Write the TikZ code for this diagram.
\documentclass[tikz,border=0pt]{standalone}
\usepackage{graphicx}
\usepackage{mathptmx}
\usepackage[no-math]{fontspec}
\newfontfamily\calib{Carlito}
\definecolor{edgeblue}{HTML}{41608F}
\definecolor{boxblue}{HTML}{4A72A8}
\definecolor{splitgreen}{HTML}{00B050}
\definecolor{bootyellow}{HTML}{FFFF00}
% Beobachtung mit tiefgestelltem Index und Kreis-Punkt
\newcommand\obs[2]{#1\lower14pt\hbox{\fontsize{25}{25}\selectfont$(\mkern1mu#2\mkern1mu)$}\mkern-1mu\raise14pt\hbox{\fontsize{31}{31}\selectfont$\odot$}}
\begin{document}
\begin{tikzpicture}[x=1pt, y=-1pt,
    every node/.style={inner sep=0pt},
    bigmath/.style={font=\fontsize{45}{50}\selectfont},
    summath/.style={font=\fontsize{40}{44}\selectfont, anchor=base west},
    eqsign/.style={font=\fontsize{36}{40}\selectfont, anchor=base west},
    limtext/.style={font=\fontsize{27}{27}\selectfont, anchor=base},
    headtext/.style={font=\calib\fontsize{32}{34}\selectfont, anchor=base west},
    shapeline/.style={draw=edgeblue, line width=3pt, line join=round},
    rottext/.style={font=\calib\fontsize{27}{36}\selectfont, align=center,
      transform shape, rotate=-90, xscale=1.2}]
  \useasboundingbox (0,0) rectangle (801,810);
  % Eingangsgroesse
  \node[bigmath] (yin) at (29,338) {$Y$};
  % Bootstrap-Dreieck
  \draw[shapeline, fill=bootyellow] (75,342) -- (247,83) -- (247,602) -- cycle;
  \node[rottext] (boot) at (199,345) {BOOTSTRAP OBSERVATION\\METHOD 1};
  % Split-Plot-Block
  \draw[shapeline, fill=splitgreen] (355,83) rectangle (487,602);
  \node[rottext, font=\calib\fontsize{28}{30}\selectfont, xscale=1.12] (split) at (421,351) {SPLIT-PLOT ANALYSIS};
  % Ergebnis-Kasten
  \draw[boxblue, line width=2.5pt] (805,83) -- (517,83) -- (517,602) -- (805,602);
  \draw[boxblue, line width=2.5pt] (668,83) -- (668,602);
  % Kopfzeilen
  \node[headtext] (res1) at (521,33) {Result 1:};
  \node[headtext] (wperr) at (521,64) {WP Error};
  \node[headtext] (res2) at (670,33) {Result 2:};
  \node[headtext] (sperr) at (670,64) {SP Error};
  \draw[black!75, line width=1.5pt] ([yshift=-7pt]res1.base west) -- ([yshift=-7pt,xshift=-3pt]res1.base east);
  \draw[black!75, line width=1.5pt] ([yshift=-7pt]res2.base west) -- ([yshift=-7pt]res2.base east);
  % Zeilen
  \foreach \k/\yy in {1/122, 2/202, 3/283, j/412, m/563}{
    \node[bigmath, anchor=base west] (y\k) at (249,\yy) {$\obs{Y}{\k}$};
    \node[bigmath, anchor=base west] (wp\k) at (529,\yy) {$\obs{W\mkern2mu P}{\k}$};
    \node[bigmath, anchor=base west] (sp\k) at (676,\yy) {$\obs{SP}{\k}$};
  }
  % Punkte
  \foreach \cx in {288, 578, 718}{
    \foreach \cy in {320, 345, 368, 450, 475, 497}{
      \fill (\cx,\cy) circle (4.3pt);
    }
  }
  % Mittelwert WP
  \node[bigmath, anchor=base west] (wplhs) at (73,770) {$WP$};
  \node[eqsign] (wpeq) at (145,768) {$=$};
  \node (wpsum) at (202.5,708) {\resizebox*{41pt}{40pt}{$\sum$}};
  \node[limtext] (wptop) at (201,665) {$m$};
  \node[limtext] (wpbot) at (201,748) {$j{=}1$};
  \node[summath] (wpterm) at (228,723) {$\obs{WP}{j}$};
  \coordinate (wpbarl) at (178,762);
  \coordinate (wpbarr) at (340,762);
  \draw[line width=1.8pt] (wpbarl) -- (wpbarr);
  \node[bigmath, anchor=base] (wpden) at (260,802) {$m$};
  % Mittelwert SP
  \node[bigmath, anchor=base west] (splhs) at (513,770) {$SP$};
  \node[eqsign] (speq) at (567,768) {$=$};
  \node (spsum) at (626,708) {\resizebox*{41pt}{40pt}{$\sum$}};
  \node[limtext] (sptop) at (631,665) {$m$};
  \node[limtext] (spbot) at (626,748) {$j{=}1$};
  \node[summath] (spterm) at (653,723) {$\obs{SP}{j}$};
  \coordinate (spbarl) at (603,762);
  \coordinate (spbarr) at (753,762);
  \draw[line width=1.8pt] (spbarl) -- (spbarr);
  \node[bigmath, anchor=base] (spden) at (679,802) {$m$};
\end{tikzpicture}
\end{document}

◆ ◆ ◆ ◆ ◆ ◆ ◆

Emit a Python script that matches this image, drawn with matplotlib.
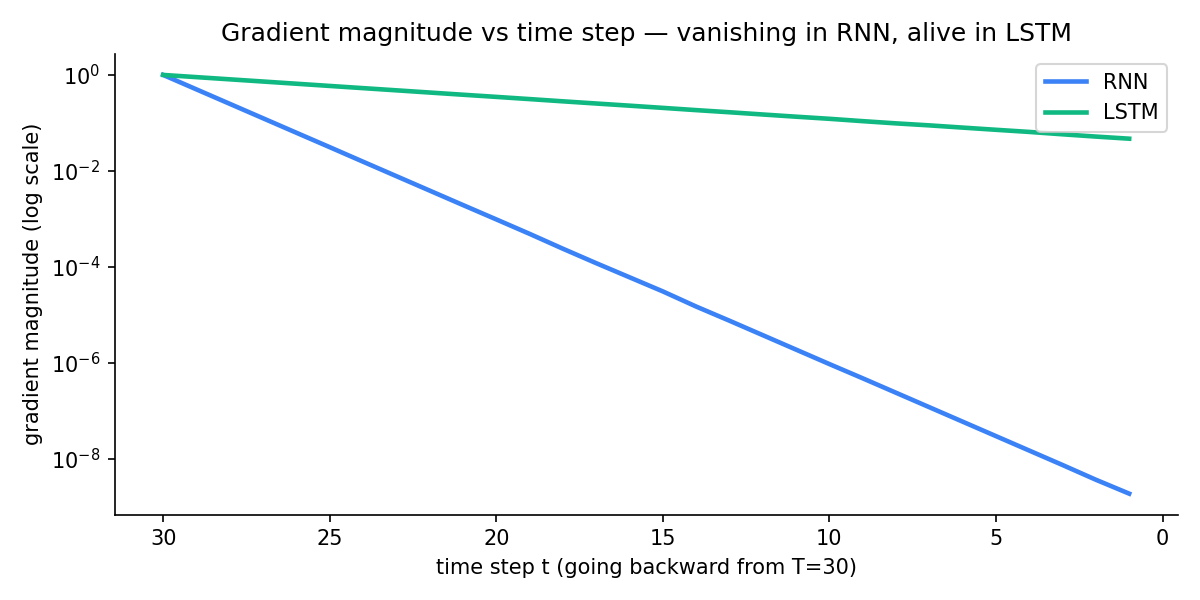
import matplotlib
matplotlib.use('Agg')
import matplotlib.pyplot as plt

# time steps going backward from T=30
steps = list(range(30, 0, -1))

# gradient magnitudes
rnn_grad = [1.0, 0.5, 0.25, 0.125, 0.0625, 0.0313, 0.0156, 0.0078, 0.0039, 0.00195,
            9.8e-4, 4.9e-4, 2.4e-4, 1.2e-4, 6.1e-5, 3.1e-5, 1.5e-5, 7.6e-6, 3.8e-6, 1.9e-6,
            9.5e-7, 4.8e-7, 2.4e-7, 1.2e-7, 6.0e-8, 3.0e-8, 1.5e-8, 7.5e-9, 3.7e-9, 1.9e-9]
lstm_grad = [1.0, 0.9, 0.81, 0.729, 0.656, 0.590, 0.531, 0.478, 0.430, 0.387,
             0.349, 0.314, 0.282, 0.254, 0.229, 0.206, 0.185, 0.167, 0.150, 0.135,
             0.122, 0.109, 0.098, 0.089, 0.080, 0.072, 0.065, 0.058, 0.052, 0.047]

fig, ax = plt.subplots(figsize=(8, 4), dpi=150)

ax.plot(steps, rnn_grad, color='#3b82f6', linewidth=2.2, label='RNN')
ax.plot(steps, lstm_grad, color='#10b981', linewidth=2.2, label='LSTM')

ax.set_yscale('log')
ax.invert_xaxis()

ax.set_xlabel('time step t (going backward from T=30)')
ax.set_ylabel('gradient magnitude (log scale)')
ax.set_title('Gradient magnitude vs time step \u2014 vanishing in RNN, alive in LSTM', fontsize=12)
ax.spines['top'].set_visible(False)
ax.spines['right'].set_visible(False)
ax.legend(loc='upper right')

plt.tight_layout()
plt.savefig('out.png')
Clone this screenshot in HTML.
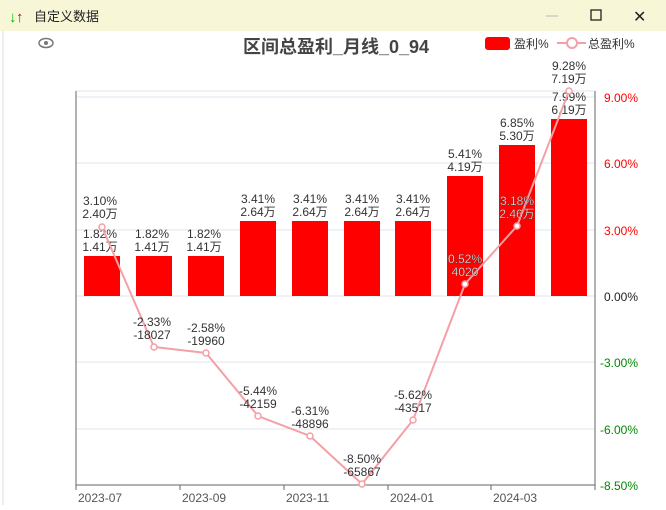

◆ ◆ ◆ ◆ ◆ ◆ ◆

■ The task
What is the number of lines that hold the string "HTML"? Reply with that number alone.

■ Result of the task
5